The stimuli we employ are visually and semantically complex, and the decision activates high-level processes. Moreover, a consensus between participants is necessary in order to extract some stable diagnostic areas: one “right” answer and a “false” one must exist, and this alternative must be homogenous to all the participants.
Therefore, we adapt this paradigm to a paired-wise comparison task, in order to assess the stimuli with a reference (
Humphreys et al., 2006). The “Bubbles” are set at random for one image of the pair and the same localizations are set for the second image. See
Figure 7. The decision is taken after the visual inspection of both images of the pair, having a similar masking (left and right sides of the screen): in the pair, one image has the required property, the second, does not. The description of the different properties studied of the car’s cab interiors are described in the next section.
The algorithm adjusts automatically the number of “Bubbles”, to be adapted to the performance of the participants (from 70 up to 80% of correct answers) during the trial and will move towards a setup threshold of correct answers. The surface of each bubble is set such as its radius is one angular degree (fovea). On average (depending on the complexity of the scene), between 10% and 15% of the picture is visible. Finally the algorithm estimates the correlations between the correct answers and the position of the visible areas, and provides a probabilities distribution. This is the probability for a spatial area to be associated to a right answer. In other words, the “Bubbles” paradigm provides a spatial map of right decision making: the classification map.

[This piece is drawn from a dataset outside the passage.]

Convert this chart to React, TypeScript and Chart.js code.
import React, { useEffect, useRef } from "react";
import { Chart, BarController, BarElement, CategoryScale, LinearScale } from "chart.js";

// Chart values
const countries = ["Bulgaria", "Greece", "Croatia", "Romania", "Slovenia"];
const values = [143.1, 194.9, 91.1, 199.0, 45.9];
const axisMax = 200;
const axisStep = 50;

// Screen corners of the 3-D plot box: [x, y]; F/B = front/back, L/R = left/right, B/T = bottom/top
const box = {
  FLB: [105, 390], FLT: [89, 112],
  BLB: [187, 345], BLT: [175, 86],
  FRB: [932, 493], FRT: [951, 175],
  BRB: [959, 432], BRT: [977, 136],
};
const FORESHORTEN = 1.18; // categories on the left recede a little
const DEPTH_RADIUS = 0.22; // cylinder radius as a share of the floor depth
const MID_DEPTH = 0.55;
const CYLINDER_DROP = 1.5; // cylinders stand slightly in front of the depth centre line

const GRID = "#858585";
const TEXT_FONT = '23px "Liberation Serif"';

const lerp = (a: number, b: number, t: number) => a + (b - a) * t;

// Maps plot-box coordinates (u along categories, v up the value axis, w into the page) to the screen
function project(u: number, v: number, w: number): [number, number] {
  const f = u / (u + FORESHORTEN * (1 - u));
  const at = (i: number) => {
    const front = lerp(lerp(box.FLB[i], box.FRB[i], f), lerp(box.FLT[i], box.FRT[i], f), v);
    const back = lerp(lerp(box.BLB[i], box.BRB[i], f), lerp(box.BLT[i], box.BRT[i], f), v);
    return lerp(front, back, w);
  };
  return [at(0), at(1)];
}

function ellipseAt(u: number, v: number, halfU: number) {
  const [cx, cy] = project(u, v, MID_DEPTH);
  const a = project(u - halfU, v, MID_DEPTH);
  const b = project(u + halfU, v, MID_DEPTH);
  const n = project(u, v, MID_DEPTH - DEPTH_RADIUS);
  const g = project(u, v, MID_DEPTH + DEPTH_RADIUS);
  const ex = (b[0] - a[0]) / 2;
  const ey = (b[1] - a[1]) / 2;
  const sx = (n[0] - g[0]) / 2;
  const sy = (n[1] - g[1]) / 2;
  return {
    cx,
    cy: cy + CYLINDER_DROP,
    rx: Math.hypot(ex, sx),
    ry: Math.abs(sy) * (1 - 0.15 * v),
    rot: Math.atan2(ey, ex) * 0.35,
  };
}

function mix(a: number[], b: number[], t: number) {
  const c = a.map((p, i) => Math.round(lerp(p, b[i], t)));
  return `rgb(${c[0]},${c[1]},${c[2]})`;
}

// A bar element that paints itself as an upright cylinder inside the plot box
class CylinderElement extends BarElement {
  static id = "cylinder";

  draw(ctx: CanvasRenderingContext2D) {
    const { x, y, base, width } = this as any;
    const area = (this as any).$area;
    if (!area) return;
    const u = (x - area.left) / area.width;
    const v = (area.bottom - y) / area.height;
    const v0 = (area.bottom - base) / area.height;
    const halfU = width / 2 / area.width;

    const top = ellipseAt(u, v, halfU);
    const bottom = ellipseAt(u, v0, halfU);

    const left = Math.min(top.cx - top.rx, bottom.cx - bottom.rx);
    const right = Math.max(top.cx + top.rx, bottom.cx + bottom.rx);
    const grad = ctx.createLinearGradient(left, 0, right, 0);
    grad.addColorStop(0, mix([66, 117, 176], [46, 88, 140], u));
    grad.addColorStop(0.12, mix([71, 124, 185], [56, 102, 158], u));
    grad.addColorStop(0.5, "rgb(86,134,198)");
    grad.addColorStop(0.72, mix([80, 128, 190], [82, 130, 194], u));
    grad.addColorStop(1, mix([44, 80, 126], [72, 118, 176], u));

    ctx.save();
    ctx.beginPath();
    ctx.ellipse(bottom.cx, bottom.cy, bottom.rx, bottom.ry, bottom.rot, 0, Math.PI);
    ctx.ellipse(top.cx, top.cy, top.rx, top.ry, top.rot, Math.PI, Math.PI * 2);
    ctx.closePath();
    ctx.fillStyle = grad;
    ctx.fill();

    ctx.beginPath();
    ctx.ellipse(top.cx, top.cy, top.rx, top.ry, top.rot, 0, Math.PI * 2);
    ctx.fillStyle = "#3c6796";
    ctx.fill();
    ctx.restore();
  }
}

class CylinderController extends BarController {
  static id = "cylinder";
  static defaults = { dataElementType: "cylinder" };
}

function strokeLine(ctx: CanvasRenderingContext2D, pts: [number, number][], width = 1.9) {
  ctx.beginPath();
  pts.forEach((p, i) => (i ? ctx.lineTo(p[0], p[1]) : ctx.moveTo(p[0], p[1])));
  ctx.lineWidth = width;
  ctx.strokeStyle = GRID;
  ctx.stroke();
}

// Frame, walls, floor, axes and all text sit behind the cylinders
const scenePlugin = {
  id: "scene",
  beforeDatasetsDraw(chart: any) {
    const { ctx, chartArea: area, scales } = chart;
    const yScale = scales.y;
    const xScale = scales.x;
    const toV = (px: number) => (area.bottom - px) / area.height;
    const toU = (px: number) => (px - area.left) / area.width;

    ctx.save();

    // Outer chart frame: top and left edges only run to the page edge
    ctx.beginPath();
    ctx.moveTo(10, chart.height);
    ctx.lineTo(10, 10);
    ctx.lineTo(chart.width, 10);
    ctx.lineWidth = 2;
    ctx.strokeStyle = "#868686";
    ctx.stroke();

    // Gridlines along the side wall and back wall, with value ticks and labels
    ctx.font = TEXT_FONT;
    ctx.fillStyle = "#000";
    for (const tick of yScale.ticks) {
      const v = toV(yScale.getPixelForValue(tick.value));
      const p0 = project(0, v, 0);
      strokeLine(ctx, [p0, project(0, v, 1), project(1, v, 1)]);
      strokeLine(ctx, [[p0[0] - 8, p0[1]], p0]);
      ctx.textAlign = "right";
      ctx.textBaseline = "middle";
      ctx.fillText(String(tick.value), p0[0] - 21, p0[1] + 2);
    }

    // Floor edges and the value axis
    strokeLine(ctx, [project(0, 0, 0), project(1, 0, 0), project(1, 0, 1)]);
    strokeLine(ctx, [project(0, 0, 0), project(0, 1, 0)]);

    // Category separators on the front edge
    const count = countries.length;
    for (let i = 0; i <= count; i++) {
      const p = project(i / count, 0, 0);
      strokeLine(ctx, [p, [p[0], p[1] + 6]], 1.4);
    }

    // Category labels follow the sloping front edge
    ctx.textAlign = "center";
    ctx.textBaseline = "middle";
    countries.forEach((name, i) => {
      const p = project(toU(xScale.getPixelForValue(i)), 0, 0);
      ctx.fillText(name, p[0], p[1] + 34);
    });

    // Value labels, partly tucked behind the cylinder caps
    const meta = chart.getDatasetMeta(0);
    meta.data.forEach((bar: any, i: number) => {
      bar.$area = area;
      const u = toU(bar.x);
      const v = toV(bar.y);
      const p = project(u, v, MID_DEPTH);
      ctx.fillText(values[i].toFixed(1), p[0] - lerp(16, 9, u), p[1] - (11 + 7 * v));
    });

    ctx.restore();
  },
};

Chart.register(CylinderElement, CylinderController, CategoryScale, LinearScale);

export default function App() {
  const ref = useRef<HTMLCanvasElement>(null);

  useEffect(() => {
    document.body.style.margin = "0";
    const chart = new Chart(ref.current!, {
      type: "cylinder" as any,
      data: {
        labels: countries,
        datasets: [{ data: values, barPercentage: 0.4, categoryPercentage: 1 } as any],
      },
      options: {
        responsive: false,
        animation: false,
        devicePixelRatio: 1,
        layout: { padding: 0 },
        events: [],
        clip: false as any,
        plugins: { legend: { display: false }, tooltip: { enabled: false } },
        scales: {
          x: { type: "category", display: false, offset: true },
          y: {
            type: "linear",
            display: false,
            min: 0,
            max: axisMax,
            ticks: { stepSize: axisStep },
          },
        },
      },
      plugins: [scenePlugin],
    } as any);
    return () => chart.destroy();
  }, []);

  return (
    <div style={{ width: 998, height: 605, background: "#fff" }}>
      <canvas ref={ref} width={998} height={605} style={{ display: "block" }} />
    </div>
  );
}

The experiment was designed with the Stat4Ci (
http://www.mapageweb.umontreal.ca/gosselif/labogo/Stat4Ci.html) Matlab Toolbox provided by F. Gosselin. The classification task is carried out with 10 participants per condition and 320 decisions per subjects. At least 900 tries are performed on each pair and each task. For each try, the pictures are partially masked by the bubbles. Consequently, the participant has to make a decision on partial information. If the answer is false, we can consider that the visible information through the “bubbles” isn’t related to the assessment task. Otherwise, if the answer is right, the visual information is sufficient: the visible parts through the “Bubbles” are significant regarding to the task. By cumulating the answers of all the participants, the correct answers are statistically correlated with the visible areas.

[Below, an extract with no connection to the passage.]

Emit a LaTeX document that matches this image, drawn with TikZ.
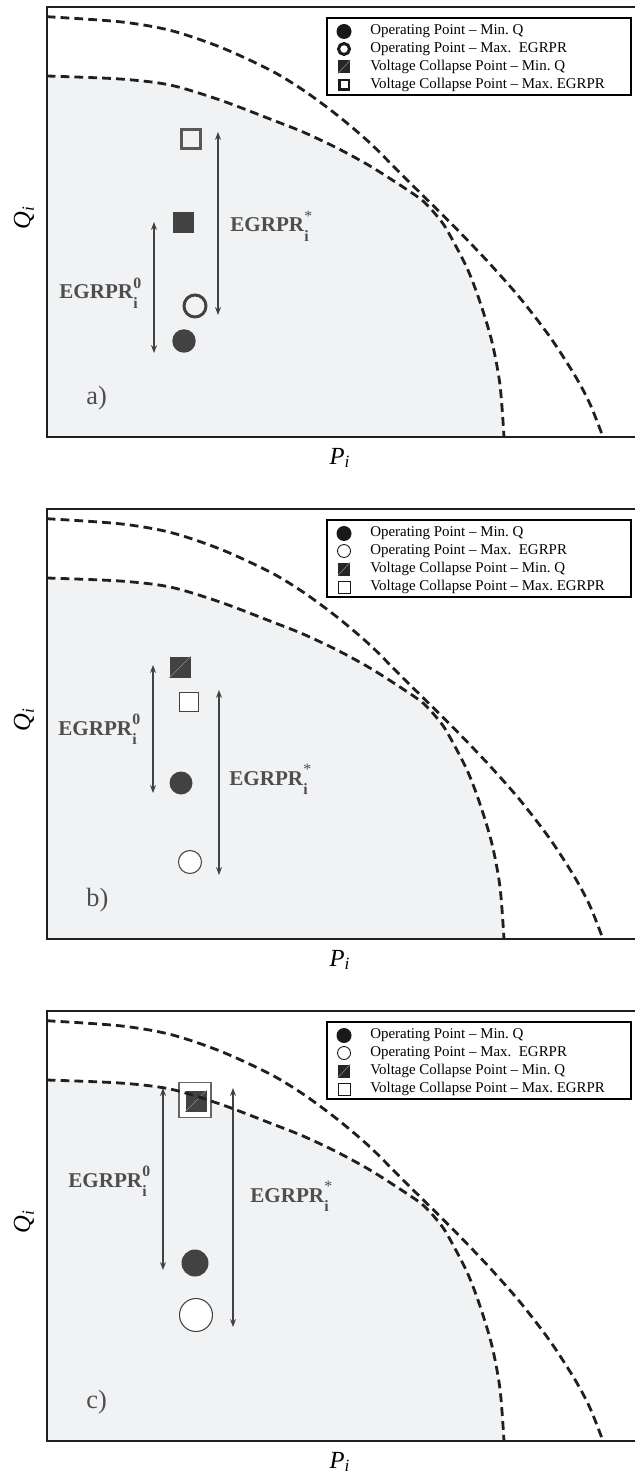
\documentclass[tikz,border=0pt]{standalone}
\usepackage{amsmath}
\usepackage{fontspec}
\setmainfont{Liberation Serif}
\usetikzlibrary{positioning,arrows.meta}

\definecolor{regiongray}{RGB}{241,242,244}
\definecolor{markgray}{RGB}{66,66,66}
\definecolor{labelgray}{RGB}{78,78,78}

% margin label with stacked index
\newcommand{\egrpr}[1]{\textbf{EGRPR}\rlap{\raisebox{1.05ex}{\fontsize{9}{9}\selectfont #1}}\raisebox{-0.95ex}{\fontsize{9}{9}\selectfont\textbf{i}}}

\begin{document}
\begin{tikzpicture}[x=0.02cm,y=-0.02cm,
  framelines/.style={line width=1.1pt,black!88},
  limit/.style={line width=1.6pt,black!88,dash pattern=on 5pt off 2.9pt},
  region/.style={fill=regiongray,draw=none},
  arr/.style={{Stealth[length=4.5pt,width=3.4pt]}-{Stealth[length=4.5pt,width=3.4pt]},line width=0.6pt,markgray},
  eglabel/.style={anchor=base west,inner sep=0pt,text=labelgray,font=\fontsize{12}{14}\selectfont},
  panlabel/.style={anchor=base west,inner sep=0pt,text=labelgray,font=\fontsize{15}{18}\selectfont},
  axlabel/.style={inner sep=0pt,font=\fontsize{14}{16}\selectfont},
  legbox/.style={draw,line width=1pt,fill=white,minimum width=6.08cm,minimum height=1.54cm,inner sep=0pt},
  legtext/.style={anchor=west,inner sep=0pt,font=\fontsize{8.5}{10}\selectfont},
  dotfill/.style={circle,fill=markgray,inner sep=0pt,minimum size=#1},
  dotopen/.style={circle,draw=markgray,inner sep=0pt,minimum size=#1},
  sqfill/.style={rectangle,fill=markgray,inner sep=0pt,minimum size=#1},
  sqopen/.style={rectangle,draw=markgray,inner sep=0pt,minimum size=#1},
  slash/.style={line width=0.3pt,black!45},
]
\useasboundingbox (0,0) rectangle (635,1476);

% === feasible regions ===
\foreach \dy in {0,502,1004}{
\begin{scope}[shift={(0,\dy)}]
  \fill[region] (46.7,437) -- plot[smooth] coordinates {(46.7,76) (120,79) (170,85) (220,100) (270,119) (303,132) (337,148) (370,166) (403,187) (423,201) (437,216) (447,230) (467,268) (480,302) (492,342) (500,385) (504,437)} -- cycle;
\end{scope}}

% === a) ===
\node[sqopen=0.38cm,draw=black!65,line width=1.7pt] (vcmaxa) at (191,139) {};
\node[sqfill=0.42cm] (vcmina) at (183,223) {};
\node[dotopen=0.44cm,line width=1.7pt] (opmaxa) at (195,306) {};
\node[dotfill=0.47cm] (opmina) at (184,341) {};
\coordinate (sta) at (218,132);
\coordinate (sba) at (218,315);
\coordinate (zta) at (154,222);
\coordinate (zba) at (154,353);
\draw[arr] (sta) -- (sba);
\draw[arr] (zta) -- (zba);
\node[eglabel] (egsa) at (230,232) {\egrpr{*}};
\node[eglabel] (egza) at (59,299) {\egrpr{\textbf{0}}};

% === b) ===
\node[sqfill=0.42cm] (vcminb) at (180,667) {};
\draw[slash] (vcminb.south west) -- (vcminb.north east);
\node[sqopen=0.38cm,fill=white,line width=0.6pt] (vcmaxb) at (189,702) {};
\node[dotfill=0.46cm] (opminb) at (181,783) {};
\node[dotopen=0.46cm,fill=white,line width=0.6pt] (opmaxb) at (190,862) {};
\coordinate (ztb) at (153,665);
\coordinate (zbb) at (153,793);
\coordinate (stb) at (219,690);
\coordinate (sbb) at (219,875);
\draw[arr] (ztb) -- (zbb);
\draw[arr] (stb) -- (sbb);
\node[eglabel] (egzb) at (58,735) {\egrpr{\textbf{0}}};
\node[eglabel] (egsb) at (229,785) {\egrpr{*}};

% === c) ===
\node[rectangle,draw=black!60,fill=white,line width=0.6pt,minimum width=0.64cm,minimum height=0.7cm] (vcmaxc) at (195,1100) {};
\node[sqfill=0.42cm] (vcminc) at (196,1101) {};
\draw[slash] (vcminc.south west) -- (vcminc.north east);
\node[dotfill=0.54cm] (opminc) at (195,1263) {};
\node[dotopen=0.66cm,fill=white,line width=0.6pt] (opmaxc) at (196,1315) {};
\coordinate (ztc) at (163,1088);
\coordinate (zbc) at (163,1270);
\coordinate (stc) at (233,1088);
\coordinate (sbc) at (233,1327);
\draw[arr] (ztc) -- (zbc);
\draw[arr] (stc) -- (sbc);
\node[eglabel] (egzc) at (68,1187) {\egrpr{\textbf{0}}};
\node[eglabel] (egsc) at (250,1202) {\egrpr{*}};

% === limits, axes, legends ===
\foreach \p/\dy/\rw/\rs/\qs in {a/0/1.7pt/0.22cm/0.2cm, b/502/0.5pt/0.26cm/0.24cm, c/1004/0.5pt/0.26cm/0.24cm}{
\begin{scope}[shift={(0,\dy)}]
  \draw[limit] plot[smooth] coordinates {(46.7,76) (120,79) (170,85) (220,100) (270,119) (303,132) (337,148) (370,166) (403,187) (423,201) (437,216) (447,230) (467,268) (480,302) (492,342) (500,385) (504,437)};
  \draw[limit] plot[smooth] coordinates {(46.7,16.7) (120,21.8) (170,30.3) (220,47) (270,70) (303,90) (337,115) (370,143) (403,176) (430,202.5) (460,232.5) (490,264) (520,298) (550,337) (575,375.7) (590,404) (603,437)};
  \draw[framelines] (635,7.3) -- (46.7,7.3) -- (46.7,437) -- (635,437);
  \node[axlabel,rotate=90] (q\p) at (24,218) {\textit{Q}$_{\textit{i}}$};
  \node[axlabel] (pp\p) at (340,458) {\textit{P}$_{\textit{i}}$};
  \node[panlabel] (lab\p) at (86,404) {\p)};
  % legend
  \node[legbox] (leg\p) at (479,56.5) {};
  \node[circle,fill=black!90,inner sep=0pt,minimum size=0.3cm] (leg\p1) at (344,31.5) {};
  \node[circle,draw=black!90,line width=\rw,inner sep=0pt,minimum size=\rs] (leg\p2) at (344,49) {};
  \node[rectangle,fill=black!85,inner sep=0pt,minimum width=0.24cm,minimum height=0.26cm] (leg\p3) at (344,67) {};
  \draw[slash] (leg\p3.south west) -- (leg\p3.north east);
  \node[rectangle,draw=black!90,line width=\rw,inner sep=0pt,minimum size=\qs] (leg\p4) at (344,85) {};
  \node[legtext] (legt\p1) at (370,31.5) {Operating Point -- Min.\ Q};
  \node[legtext] (legt\p2) at (370,49) {Operating Point -- Max.\ \ EGRPR};
  \node[legtext] (legt\p3) at (370,67) {Voltage Collapse Point -- Min.\ Q};
  \node[legtext] (legt\p4) at (370,85) {Voltage Collapse Point -- Max.\ EGRPR};
\end{scope}}

\end{tikzpicture}
\end{document}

The participants are 64% male and 36% female; average age is 31.4 years old. They are not working in the automotive sector (design, marketing or communication).
Two car cab interiors are chosen to be judged by participants: Peugeot 207 (207) and Citroën C6 (C6), designed in two versions: sports versus standard for 207, white versus black for C6. We therefore obtain four visual stimuli.
Two tasks are chosen: for the 207, the participants assess the “sport” car’s design or the “quality level” of the interior cabs. For C6, instructions are to evaluate the “quality level” or the” luxury quality” of the interior cabs.
Results
It must be noted that the quality of the results depends on the experimental conditions and the number of trials. Figure 6a presents the classification results for the 207 (sport character), and this map actually represents decision areas. Moreover, for the task on the “high level” assessment, the decision areas appear less locally accurate than for the task on “sport” type.
For C6, the decision areas are not spatially localized. Actually, for the “quality level” assessment, the choice is not homogeneous among the subjects: the “Bubbles” algorithm cannot extract converging areas. For the “luxury” assessment task (see Figure 6b), the choice effectively points to the white modality (“correct answer”), but the only decision criterion is the color.